El demonio, debilitado por sus heridas, intentó seguir caminando, pero pronto cayó desmayado por la pérdida de sangre. El ángel lo retuvo en sus brazos, su expresión tranquila pero preocupada, hizo quedarse a su lado para cuidarlo. Aunque no lo comprendía, ella sentía una profunda conexión con él, tenía una necesidad de protegerlo a pesar de su rudeza y agresividad.

Al día siguiente, cuando el demonio despertó, aún se sentía débil y adolorido. Sin embargo, su naturaleza orgullosa lo llevó a intentar levantarse de inmediato, deseando alejarse del ángel cuanto antes. "No deberías moverte", le advirtió el ángel con dulzura. "Si lo haces, tus heridas empeorarán".

Como era de esperarse, el demonio ignoró sus palabras, terco y testarudo.
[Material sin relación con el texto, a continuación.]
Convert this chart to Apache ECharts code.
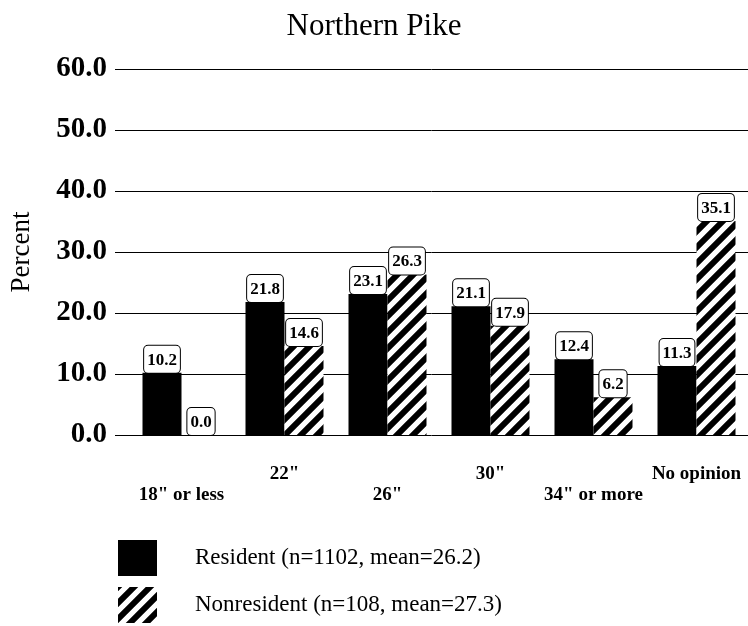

Pero conforme pasaron los días, sus esfuerzos por moverse lo llevaron a sucumbir a la fiebre y a una enfermedad causada por sus heridas. Incapaz de valerse por sí mismo, el demonio fue forzado a aceptar la presencia del ángel.

Su orgullo lo hizo pecar.

Durante ese tiempo, el ángel se dedicó a cuidarlo con cariño y paciencia. A pesar de su hostilidad inicial, ella lo atendía día y noche, trayéndole agua fresca y comida, sanando sus heridas con delicadeza. Cada gesto estaba cargado de una bondad que el demonio nunca había conocido, una compasión que lo desconcertaba y lo hacía sentir incómodo.

A medida que los días pasaban, el demonio comenzó a recuperarse, aunque seguía sin entender el por qué de la devoción del ángel hacia él. Su cuerpo sanaba, pero su mente seguía atrapada en la confusión. ¿Por qué alguien se quedaría a cuidar de un ser tan frío y cruel como él? El demonio había aprendido a sobrevivir solo, a desconfiar de todos, pero esta mujer, con su bondad y pureza, sembraba dudas en su corazón endurecido.

Con el tiempo, el demonio se recuperó por completo, pero algo en él había cambiado. Aunque nunca lo admitiría, una pequeña parte de su ser comenzaba a cuestionar su naturaleza. Y aunque no comprendía los sentimientos del ángel, no podía evitar sentir una extraña e inquietante curiosidad por ella.

El demonio miró a la mujer con desconcierto y le preguntó: "¿Por qué siempre te ves tan feliz?". La respuesta del ángel fue sencilla pero profunda: "Cada vez que veo tus cicatrices, recuerdo el día en que me protegiste. Eso me hace feliz".

Esa respuesta lo desconcertó aún más. ¿Cómo podía ella encontrar alegría en el recuerdo de una herida? Para él, la protección nunca había sido más que un acto de posesión, de egoísmo. Sin embargo, algo en las palabras del ángel lo hizo reflexionar, despertando en su mente una pregunta inquietante: ¿Por qué esa mujer era capaz de hacer algo por otro sin esperar nada a cambio? Mientras que todo lo que él hacía era por su propio beneficio.